Reproduce the material below line by line, beginning with its first line and ending with the line that contains "-42.3, -43.9, -49.7, -55.9, -56.9, -56.0, -53.7]"; leave out pictures.

===============

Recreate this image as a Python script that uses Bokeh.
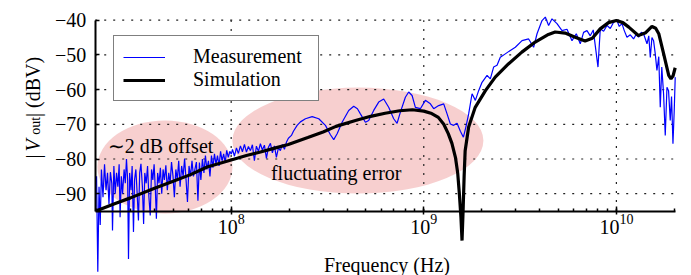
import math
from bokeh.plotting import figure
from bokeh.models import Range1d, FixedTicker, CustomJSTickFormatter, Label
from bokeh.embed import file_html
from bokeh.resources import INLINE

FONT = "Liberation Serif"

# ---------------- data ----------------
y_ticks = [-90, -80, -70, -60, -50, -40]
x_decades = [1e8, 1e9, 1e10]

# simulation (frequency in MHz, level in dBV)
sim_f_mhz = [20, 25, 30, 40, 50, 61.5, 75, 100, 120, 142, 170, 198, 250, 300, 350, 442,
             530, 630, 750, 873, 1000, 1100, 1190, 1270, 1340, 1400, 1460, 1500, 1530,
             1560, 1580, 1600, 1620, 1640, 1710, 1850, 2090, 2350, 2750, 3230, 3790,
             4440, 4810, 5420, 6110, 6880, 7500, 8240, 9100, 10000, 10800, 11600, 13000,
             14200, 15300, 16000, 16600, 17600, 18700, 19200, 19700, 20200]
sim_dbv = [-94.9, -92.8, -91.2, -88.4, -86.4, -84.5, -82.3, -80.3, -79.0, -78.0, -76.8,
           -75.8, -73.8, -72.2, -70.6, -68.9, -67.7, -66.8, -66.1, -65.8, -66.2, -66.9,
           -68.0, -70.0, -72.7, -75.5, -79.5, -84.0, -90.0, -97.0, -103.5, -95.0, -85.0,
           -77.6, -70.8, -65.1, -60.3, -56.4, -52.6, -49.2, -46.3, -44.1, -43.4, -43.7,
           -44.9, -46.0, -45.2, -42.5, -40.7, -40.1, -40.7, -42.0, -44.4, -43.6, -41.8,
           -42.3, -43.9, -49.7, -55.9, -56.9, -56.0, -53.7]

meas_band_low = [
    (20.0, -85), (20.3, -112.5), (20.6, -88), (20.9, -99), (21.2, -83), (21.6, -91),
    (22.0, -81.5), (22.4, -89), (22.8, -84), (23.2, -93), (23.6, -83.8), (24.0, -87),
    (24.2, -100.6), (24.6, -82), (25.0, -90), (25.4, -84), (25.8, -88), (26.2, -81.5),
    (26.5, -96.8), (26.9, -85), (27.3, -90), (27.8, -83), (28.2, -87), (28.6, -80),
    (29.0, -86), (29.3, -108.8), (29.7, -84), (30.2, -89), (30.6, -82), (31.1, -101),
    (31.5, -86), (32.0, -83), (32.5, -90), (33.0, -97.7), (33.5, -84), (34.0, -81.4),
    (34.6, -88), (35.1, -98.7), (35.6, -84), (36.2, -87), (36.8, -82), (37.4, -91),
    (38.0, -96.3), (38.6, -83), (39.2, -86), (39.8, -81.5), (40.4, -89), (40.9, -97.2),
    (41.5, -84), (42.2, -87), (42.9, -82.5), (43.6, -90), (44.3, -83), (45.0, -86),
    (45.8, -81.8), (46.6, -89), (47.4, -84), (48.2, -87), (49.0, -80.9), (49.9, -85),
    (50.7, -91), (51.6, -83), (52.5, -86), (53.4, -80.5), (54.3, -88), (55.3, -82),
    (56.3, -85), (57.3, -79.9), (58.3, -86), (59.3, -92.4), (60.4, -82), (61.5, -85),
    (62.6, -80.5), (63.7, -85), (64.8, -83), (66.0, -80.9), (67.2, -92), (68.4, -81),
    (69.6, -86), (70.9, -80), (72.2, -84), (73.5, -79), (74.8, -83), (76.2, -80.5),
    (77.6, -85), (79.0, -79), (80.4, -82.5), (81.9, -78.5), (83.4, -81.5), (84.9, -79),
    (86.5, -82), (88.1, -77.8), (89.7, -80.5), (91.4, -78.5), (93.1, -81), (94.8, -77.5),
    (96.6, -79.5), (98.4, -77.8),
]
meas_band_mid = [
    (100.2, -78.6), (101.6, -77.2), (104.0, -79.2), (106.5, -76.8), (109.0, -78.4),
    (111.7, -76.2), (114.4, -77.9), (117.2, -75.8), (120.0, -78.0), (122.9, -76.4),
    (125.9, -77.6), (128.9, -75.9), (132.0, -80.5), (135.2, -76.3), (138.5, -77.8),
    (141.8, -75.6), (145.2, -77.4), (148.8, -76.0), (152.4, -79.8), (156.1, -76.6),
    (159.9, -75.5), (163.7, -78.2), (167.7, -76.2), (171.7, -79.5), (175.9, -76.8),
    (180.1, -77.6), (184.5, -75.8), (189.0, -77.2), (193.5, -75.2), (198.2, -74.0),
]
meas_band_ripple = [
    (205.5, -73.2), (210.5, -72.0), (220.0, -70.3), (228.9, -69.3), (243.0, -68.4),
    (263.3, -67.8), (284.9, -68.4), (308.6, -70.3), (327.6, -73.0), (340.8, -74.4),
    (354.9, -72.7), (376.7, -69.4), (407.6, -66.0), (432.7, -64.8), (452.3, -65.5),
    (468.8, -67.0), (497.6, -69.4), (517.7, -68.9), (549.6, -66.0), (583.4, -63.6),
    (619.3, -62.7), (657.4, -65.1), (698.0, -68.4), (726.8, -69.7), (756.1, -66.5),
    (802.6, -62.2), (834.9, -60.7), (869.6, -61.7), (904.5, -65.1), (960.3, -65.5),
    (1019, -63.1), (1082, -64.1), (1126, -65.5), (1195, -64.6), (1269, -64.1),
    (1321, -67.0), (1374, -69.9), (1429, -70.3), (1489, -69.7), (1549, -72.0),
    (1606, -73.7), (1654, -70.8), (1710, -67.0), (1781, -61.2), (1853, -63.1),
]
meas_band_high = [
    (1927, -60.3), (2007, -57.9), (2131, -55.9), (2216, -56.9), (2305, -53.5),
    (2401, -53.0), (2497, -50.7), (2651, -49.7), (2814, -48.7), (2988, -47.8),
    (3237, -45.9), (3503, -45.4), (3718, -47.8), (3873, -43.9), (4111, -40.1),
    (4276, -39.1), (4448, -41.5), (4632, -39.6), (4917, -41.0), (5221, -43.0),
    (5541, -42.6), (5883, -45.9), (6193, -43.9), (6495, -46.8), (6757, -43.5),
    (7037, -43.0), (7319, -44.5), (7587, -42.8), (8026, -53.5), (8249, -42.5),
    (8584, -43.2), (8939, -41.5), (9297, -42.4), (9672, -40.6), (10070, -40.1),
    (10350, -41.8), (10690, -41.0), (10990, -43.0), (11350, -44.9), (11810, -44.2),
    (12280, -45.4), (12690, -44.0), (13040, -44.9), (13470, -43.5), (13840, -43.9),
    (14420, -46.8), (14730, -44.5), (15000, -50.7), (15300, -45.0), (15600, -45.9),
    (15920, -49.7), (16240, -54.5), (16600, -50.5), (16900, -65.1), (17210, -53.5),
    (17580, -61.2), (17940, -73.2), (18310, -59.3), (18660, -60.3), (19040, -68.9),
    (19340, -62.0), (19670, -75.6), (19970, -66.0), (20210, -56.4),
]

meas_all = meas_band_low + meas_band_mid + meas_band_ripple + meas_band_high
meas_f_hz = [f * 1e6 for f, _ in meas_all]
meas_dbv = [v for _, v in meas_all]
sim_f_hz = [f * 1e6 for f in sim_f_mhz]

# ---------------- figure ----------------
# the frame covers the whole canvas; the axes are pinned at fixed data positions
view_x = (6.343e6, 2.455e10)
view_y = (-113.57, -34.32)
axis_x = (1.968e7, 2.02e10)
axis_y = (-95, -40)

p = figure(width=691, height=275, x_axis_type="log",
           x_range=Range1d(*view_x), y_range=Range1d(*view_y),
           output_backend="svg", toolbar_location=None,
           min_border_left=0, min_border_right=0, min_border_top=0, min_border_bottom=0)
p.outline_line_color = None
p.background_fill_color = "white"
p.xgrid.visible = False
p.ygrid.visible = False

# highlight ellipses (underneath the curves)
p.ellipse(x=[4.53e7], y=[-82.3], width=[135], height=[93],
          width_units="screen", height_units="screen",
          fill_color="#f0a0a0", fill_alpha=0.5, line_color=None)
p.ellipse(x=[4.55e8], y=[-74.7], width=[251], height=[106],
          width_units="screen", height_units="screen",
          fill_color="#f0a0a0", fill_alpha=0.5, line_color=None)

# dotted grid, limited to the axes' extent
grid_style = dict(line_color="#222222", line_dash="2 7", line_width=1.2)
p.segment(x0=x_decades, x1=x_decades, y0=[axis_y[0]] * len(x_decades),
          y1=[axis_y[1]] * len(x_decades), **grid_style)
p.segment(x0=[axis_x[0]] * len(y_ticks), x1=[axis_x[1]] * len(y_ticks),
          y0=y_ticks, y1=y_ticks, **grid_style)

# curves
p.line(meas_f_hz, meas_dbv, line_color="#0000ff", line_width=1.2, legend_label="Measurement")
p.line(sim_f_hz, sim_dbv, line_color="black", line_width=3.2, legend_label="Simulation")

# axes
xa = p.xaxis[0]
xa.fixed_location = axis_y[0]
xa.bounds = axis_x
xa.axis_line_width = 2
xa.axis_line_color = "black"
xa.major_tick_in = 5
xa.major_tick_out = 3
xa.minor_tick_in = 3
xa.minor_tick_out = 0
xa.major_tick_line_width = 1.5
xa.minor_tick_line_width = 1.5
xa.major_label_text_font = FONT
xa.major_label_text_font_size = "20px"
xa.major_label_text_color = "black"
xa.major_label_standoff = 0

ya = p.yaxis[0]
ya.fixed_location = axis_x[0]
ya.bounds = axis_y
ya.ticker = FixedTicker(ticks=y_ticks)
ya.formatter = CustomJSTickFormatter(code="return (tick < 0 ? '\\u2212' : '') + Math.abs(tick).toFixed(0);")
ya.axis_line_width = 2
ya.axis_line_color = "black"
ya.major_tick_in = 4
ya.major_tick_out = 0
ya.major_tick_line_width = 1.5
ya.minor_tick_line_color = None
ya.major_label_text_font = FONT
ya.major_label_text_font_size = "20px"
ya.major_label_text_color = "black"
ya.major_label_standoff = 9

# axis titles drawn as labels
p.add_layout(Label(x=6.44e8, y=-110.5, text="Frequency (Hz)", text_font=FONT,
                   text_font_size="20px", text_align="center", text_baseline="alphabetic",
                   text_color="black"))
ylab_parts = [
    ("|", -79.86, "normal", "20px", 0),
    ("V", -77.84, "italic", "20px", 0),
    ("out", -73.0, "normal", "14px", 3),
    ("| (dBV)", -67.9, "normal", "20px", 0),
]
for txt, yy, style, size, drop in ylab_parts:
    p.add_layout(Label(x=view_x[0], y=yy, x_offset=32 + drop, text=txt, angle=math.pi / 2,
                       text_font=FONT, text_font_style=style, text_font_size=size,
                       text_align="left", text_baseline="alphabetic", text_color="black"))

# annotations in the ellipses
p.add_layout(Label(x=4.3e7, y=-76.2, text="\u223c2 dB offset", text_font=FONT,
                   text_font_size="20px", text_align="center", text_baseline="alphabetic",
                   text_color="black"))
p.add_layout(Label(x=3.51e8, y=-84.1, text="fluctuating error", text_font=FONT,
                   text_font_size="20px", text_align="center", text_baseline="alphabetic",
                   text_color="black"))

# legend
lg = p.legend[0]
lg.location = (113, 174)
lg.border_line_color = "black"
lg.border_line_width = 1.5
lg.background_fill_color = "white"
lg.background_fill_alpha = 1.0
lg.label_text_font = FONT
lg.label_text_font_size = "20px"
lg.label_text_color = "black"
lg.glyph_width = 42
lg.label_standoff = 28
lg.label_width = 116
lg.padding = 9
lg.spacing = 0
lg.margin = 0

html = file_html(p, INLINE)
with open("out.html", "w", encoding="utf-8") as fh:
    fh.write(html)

===============

### PROBLEM SOLUTION
Recreate this image as a Python script that uses Bokeh.
import math
from bokeh.plotting import figure
from bokeh.models import Range1d, FixedTicker, CustomJSTickFormatter, Label
from bokeh.embed import file_html
from bokeh.resources import INLINE

FONT = "Liberation Serif"

# ---------------- data ----------------
y_ticks = [-90, -80, -70, -60, -50, -40]
x_decades = [1e8, 1e9, 1e10]

# simulation (frequency in MHz, level in dBV)
sim_f_mhz = [20, 25, 30, 40, 50, 61.5, 75, 100, 120, 142, 170, 198, 250, 300, 350, 442,
             530, 630, 750, 873, 1000, 1100, 1190, 1270, 1340, 1400, 1460, 1500, 1530,
             1560, 1580, 1600, 1620, 1640, 1710, 1850, 2090, 2350, 2750, 3230, 3790,
             4440, 4810, 5420, 6110, 6880, 7500, 8240, 9100, 10000, 10800, 11600, 13000,
             14200, 15300, 16000, 16600, 17600, 18700, 19200, 19700, 20200]
sim_dbv = [-94.9, -92.8, -91.2, -88.4, -86.4, -84.5, -82.3, -80.3, -79.0, -78.0, -76.8,
           -75.8, -73.8, -72.2, -70.6, -68.9, -67.7, -66.8, -66.1, -65.8, -66.2, -66.9,
           -68.0, -70.0, -72.7, -75.5, -79.5, -84.0, -90.0, -97.0, -103.5, -95.0, -85.0,
           -77.6, -70.8, -65.1, -60.3, -56.4, -52.6, -49.2, -46.3, -44.1, -43.4, -43.7,
           -44.9, -46.0, -45.2, -42.5, -40.7, -40.1, -40.7, -42.0, -44.4, -43.6, -41.8,
           -42.3, -43.9, -49.7, -55.9, -56.9, -56.0, -53.7]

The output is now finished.